--- start Data extract ---
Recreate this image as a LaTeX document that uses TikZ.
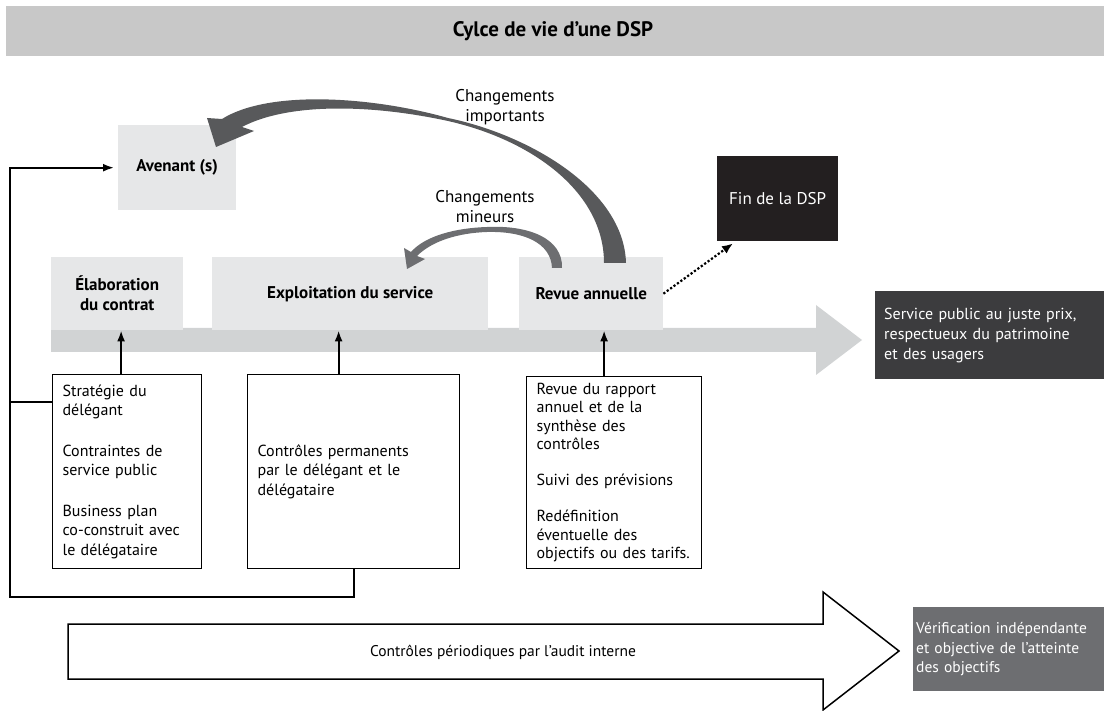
\documentclass[tikz,border=0pt]{standalone}
\usepackage{fontspec}
\setmainfont{PT Sans}
\usetikzlibrary{arrows.meta,calc}
\definecolor{bandgray}{HTML}{C8C8C8}
\definecolor{boxgray}{HTML}{E6E7E8}
\definecolor{shaftgray}{HTML}{D1D3D4}
\definecolor{curvegray}{HTML}{58595B}
\definecolor{minorgray}{HTML}{6D6E71}
\definecolor{fingray}{HTML}{231F20}
\definecolor{servgray}{HTML}{3C3C3E}
\definecolor{verifgray}{HTML}{6D6E71}
\begin{document}
\begin{tikzpicture}[x=1pt, y=-1pt,
	stage/.style={fill=boxgray, anchor=north west, inner sep=0pt, align=center, font=\fontsize{17}{20}\selectfont\bfseries},
	listbox/.style={draw, line width=1.2pt, anchor=north west, inner xsep=10pt, inner ysep=0pt, align=left, font=\fontsize{16}{19.5}\selectfont},
	darkbox/.style={anchor=north west, inner xsep=9pt, inner ysep=0pt, align=left, text=white},
	feed/.style={line width=2pt, -{Latex[length=11pt,width=8pt]}},
	wire/.style={line width=2pt},
	note/.style={align=center, font=\fontsize{17}{20}\selectfont}]
	\useasboundingbox (0,0) rectangle (1104,711);
	\fill[bandgray] (6,6) rectangle (1104,56);
	\node[font=\fontsize{21}{24}\selectfont\bfseries] (title) at (553,31) {Cylce de vie d’une DSP};
	% axe principal
	\fill[shaftgray] (51,328) -- (816,328) -- (816,305) -- (862,340) -- (816,375) -- (816,352) -- (51,352) -- cycle;
	\node[stage, minimum width=132, minimum height=73] (elab) at (51,257) {Élaboration\\du contrat};
	\node[stage, minimum width=276, minimum height=73] (exploit) at (212,257) {Exploitation du service};
	\node[stage, minimum width=144, minimum height=73] (revue) at (519,257) {Revue annuelle};
	\node[stage, minimum width=118, minimum height=85] (avenant) at (118,125) {Avenant (s)};
	\node[darkbox, fill=fingray, minimum width=121, minimum height=85, align=center, font=\fontsize{17}{20}\selectfont] (fin) at (717,156) {Fin de la DSP};
	\node[darkbox, fill=servgray, minimum width=229, minimum height=88, text width=211, font=\fontsize{16}{20}\selectfont] (service) at (875,291) {Service public au juste prix,\\respectueux du patrimoine\\et des usagers};
	% changements
	\node[note] (major) at (505,107) {Changements\\importants};
	\node[note] (minor) at (485,207) {Changements\\mineurs};
	\fill[curvegray] (626,263) .. controls (624,190) and (530,135) .. (448,118) .. controls (370,96) and (268,90) .. (222,119) -- (207,118) -- (216,147) -- (254,131) -- (242,127) .. controls (285,104) and (365,103) .. (448,121) .. controls (532,140) and (604,192) .. (604,263) -- cycle;
	\fill[minorgray] (562,268) .. controls (563,238) and (528,225) .. (487,227) .. controls (455,228) and (425,236) .. (411,252) -- (404,248) -- (407,269) -- (425,259) -- (417,256) .. controls (432,241) and (458,233) .. (487,232) .. controls (524,231) and (551,243) .. (552,268) -- cycle;
	\draw[line width=2.2pt, dash pattern=on 2.2pt off 2pt, -{Latex[length=11pt,width=9pt]}] (revue.east) -- ($(fin.south west)+(16,2)$);
	% controles
	\node[listbox, minimum width=149, minimum height=194, text width=129] (strat) at (52,374) {Stratégie du\\délégant\\[21pt]Contraintes de\\service public\\[21pt]Business plan\\co-construit avec\\le délégataire};
	\node[listbox, minimum width=212, minimum height=194, text width=192] (perm) at (247,374) {Contrôles permanents\\par le délégant et le\\délégataire};
	\node[listbox, minimum width=175, minimum height=192, text width=155, font=\fontsize{16}{18.5}\selectfont] (rapport) at (526,376) {Revue du rapport\\annuel et de la\\synthèse des\\contrôles\\[17.5pt]Suivi des prévisions\\[17.5pt]Redéfinition\\éventuelle des\\objectifs ou des tarifs.};
	\draw[feed] ([xshift=-6pt]strat.north) -- ([xshift=-6pt]strat.north |- elab.south);
	\draw[feed] ([xshift=-15pt]perm.north) -- ([xshift=-15pt]perm.north |- exploit.south);
	\draw[feed] ([xshift=-10pt]rapport.north) -- ([xshift=-10pt]rapport.north |- revue.south);
	\coordinate (corner) at (10,597);
	\coordinate (tap) at (10,402);
	\draw[feed, shorten >=4pt] (perm.south) |- (corner) |- (avenant.west);
	\draw[wire] (tap) -- (tap -| strat.west);
	% audit
	\draw[line width=1.5pt, fill=white] (68,624) -- (823,624) -- (823,592) -- (899,651) -- (823,710) -- (823,679) -- (68,679) -- cycle;
	\node[font=\fontsize{15.5}{18}\selectfont] (audit) at (503,652) {Contrôles périodiques par l’audit interne};
	\node[darkbox, fill=verifgray, minimum width=191, minimum height=84, text width=185, inner xsep=3pt, font=\fontsize{15.5}{19.5}\selectfont] (verif) at (913,607) {Vérification indépendante\\et objective de l’atteinte\\des objectifs};
\end{tikzpicture}
\end{document}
--- end Data extract ---
• [Work to complete] Output the data above without changes, apart from leaving out the pictures.

• [Reply]
Recreate this image as a LaTeX document that uses TikZ.
\documentclass[tikz,border=0pt]{standalone}
\usepackage{fontspec}
\setmainfont{PT Sans}
\usetikzlibrary{arrows.meta,calc}
\definecolor{bandgray}{HTML}{C8C8C8}
\definecolor{boxgray}{HTML}{E6E7E8}
\definecolor{shaftgray}{HTML}{D1D3D4}
\definecolor{curvegray}{HTML}{58595B}
\definecolor{minorgray}{HTML}{6D6E71}
\definecolor{fingray}{HTML}{231F20}
\definecolor{servgray}{HTML}{3C3C3E}
\definecolor{verifgray}{HTML}{6D6E71}
\begin{document}
\begin{tikzpicture}[x=1pt, y=-1pt,
	stage/.style={fill=boxgray, anchor=north west, inner sep=0pt, align=center, font=\fontsize{17}{20}\selectfont\bfseries},
	listbox/.style={draw, line width=1.2pt, anchor=north west, inner xsep=10pt, inner ysep=0pt, align=left, font=\fontsize{16}{19.5}\selectfont},
	darkbox/.style={anchor=north west, inner xsep=9pt, inner ysep=0pt, align=left, text=white},
	feed/.style={line width=2pt, -{Latex[length=11pt,width=8pt]}},
	wire/.style={line width=2pt},
	note/.style={align=center, font=\fontsize{17}{20}\selectfont}]
	\useasboundingbox (0,0) rectangle (1104,711);
	\fill[bandgray] (6,6) rectangle (1104,56);
	\node[font=\fontsize{21}{24}\selectfont\bfseries] (title) at (553,31) {Cylce de vie d’une DSP};
	% axe principal
	\fill[shaftgray] (51,328) -- (816,328) -- (816,305) -- (862,340) -- (816,375) -- (816,352) -- (51,352) -- cycle;
	\node[stage, minimum width=132, minimum height=73] (elab) at (51,257) {Élaboration\\du contrat};
	\node[stage, minimum width=276, minimum height=73] (exploit) at (212,257) {Exploitation du service};
	\node[stage, minimum width=144, minimum height=73] (revue) at (519,257) {Revue annuelle};
	\node[stage, minimum width=118, minimum height=85] (avenant) at (118,125) {Avenant (s)};
	\node[darkbox, fill=fingray, minimum width=121, minimum height=85, align=center, font=\fontsize{17}{20}\selectfont] (fin) at (717,156) {Fin de la DSP};
	\node[darkbox, fill=servgray, minimum width=229, minimum height=88, text width=211, font=\fontsize{16}{20}\selectfont] (service) at (875,291) {Service public au juste prix,\\respectueux du patrimoine\\et des usagers};
	% changements
	\node[note] (major) at (505,107) {Changements\\importants};
	\node[note] (minor) at (485,207) {Changements\\mineurs};
	\fill[curvegray] (626,263) .. controls (624,190) and (530,135) .. (448,118) .. controls (370,96) and (268,90) .. (222,119) -- (207,118) -- (216,147) -- (254,131) -- (242,127) .. controls (285,104) and (365,103) .. (448,121) .. controls (532,140) and (604,192) .. (604,263) -- cycle;
	\fill[minorgray] (562,268) .. controls (563,238) and (528,225) .. (487,227) .. controls (455,228) and (425,236) .. (411,252) -- (404,248) -- (407,269) -- (425,259) -- (417,256) .. controls (432,241) and (458,233) .. (487,232) .. controls (524,231) and (551,243) .. (552,268) -- cycle;
	\draw[line width=2.2pt, dash pattern=on 2.2pt off 2pt, -{Latex[length=11pt,width=9pt]}] (revue.east) -- ($(fin.south west)+(16,2)$);
	% controles
	\node[listbox, minimum width=149, minimum height=194, text width=129] (strat) at (52,374) {Stratégie du\\délégant\\[21pt]Contraintes de\\service public\\[21pt]Business plan\\co-construit avec\\le délégataire};
	\node[listbox, minimum width=212, minimum height=194, text width=192] (perm) at (247,374) {Contrôles permanents\\par le délégant et le\\délégataire};
	\node[listbox, minimum width=175, minimum height=192, text width=155, font=\fontsize{16}{18.5}\selectfont] (rapport) at (526,376) {Revue du rapport\\annuel et de la\\synthèse des\\contrôles\\[17.5pt]Suivi des prévisions\\[17.5pt]Redéfinition\\éventuelle des\\objectifs ou des tarifs.};
	\draw[feed] ([xshift=-6pt]strat.north) -- ([xshift=-6pt]strat.north |- elab.south);
	\draw[feed] ([xshift=-15pt]perm.north) -- ([xshift=-15pt]perm.north |- exploit.south);
	\draw[feed] ([xshift=-10pt]rapport.north) -- ([xshift=-10pt]rapport.north |- revue.south);
	\coordinate (corner) at (10,597);
	\coordinate (tap) at (10,402);
	\draw[feed, shorten >=4pt] (perm.south) |- (corner) |- (avenant.west);
	\draw[wire] (tap) -- (tap -| strat.west);
	% audit
	\draw[line width=1.5pt, fill=white] (68,624) -- (823,624) -- (823,592) -- (899,651) -- (823,710) -- (823,679) -- (68,679) -- cycle;
	\node[font=\fontsize{15.5}{18}\selectfont] (audit) at (503,652) {Contrôles périodiques par l’audit interne};
	\node[darkbox, fill=verifgray, minimum width=191, minimum height=84, text width=185, inner xsep=3pt, font=\fontsize{15.5}{19.5}\selectfont] (verif) at (913,607) {Vérification indépendante\\et objective de l’atteinte\\des objectifs};
\end{tikzpicture}
\end{document}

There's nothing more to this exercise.